Insomma, sebbene la quantità di armi e mosse spinga alla sperimentazione, spesso è più sicuro affidarsi a quei pochi attacchi che si conoscono e strutturare il combattimento attorno a quelli; non siamo davvero sicuri che il priority system fosse così efficace già a suo tempo, anche per via di una gestione della telecamera discutibile, e oggi sicuramente non fa lo stesso effetto di allora. Perché questo lavoro di remaster, allora? Perché riportare in auge un gioco, o una serie del suo tempo, senza pensare di ammodernarla un po’? Certo, si potrebbe dire che cosi facendo il prodotto sarebbe snaturato ma, allora, sarebbe meglio lasciare il piacere della scoperta al retrogaming – a maggior ragione se consideriamo che su Xbox l’intera serie è retrocompatibile.
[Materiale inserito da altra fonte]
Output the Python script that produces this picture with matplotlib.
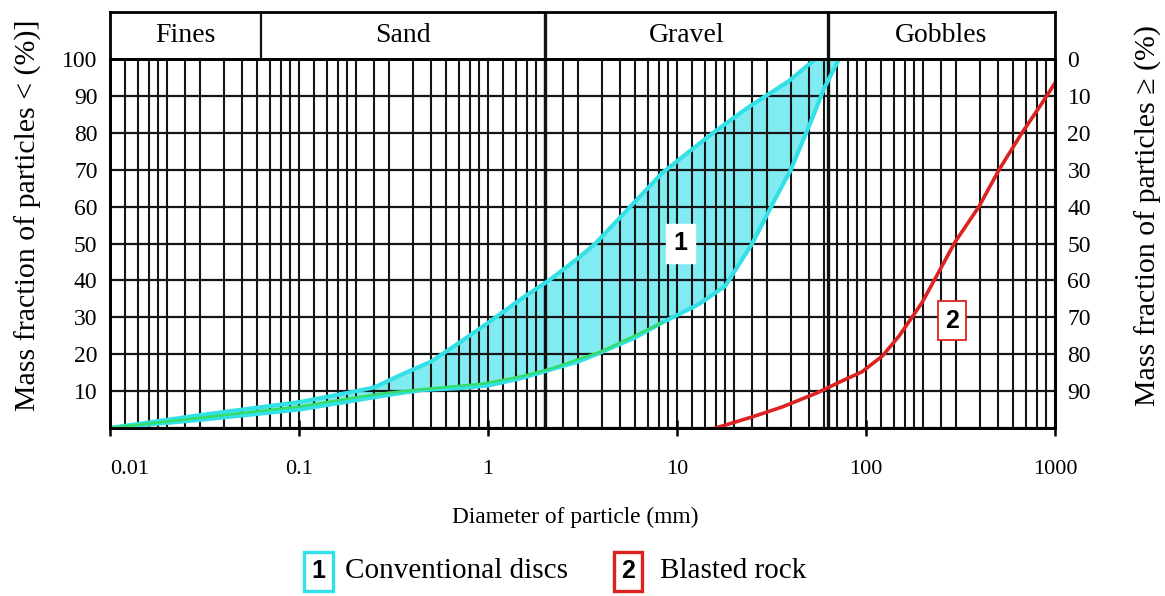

Passiamo ora al vero piatto forte di Ninja Gaiden: Master Collection, ovvero estetica e performance. Partendo da quest’ultima, non c’è assolutamente nulla da dire: i 60fps vengono mantenuti stabili sia su PS5 sia su PS4 Pro e, anzi, le differenze tra le due console sono minime, riflettendosi solo in un caricamento un po’ più prolungato per quanto riguarda PS4 Pro. Ci saremmo aspettati un’implementazione di qualche funzionalità DualSense ma il pad di nuova generazione non è stato preso in considerazione in questa remaster. Non preoccupatevi dunque se non siete ancora riusciti ad accaparrarvi una PS5: la versione PS4 Pro svolge più che dignitosamente il proprio lavoro per quanto riguarda le performance.

Più altalenante è invece la resa estetica, che in particolare con il primo Ninja Gaiden rende fin troppo evidente il peso degli anni: in alcuni casi ci siamo ritrovati a contare i pixel a schermo, durante i filmati, e un buon uso del blooming e degli effetti di distorsione non è comunque sufficiente a restituire una resa visiva che non somigli a un pugno in un occhio. Migliore la situazione sul secondo e terzo capitolo, a dispetto della delusione di quest’ultimo sotto il profilo ludico, che essendo più recenti ne escono con le ossa meno rotte. Nel complesso, il lavoro di modernizzazione è stato piuttosto pigro, volto a fare il minimo sindacale per distanziare la trilogia dai rispettivi originali: peccato perché abbiamo davvero la sensazione che si sarebbe potuto fare qualcosa di più.

Conclusioni

Ninja Gaiden: Master Collection è una riedizione che non si sforza molto soprattutto nell’ammodernare l’estetica della trilogia, mentre sul lato performance garantisce prestazioni stabili sia su PS4 sia su PS5. È chiaramente un’operazione nostalgia indirizzata ai fan storici, poiché il suo gameplay sente il peso degli anni e aspetti che all’epoca potevano essere trascurabili, oggi balzano di più all’occhio. Ci saremmo aspettati uno sforzo maggiore, perciò consigliare questa collection a occhi chiusi ci riesce difficile: rimane un pezzo di storia da scoprire, senza dubbio, ma a volte certe operazioni andrebbero lasciate al retrogaming.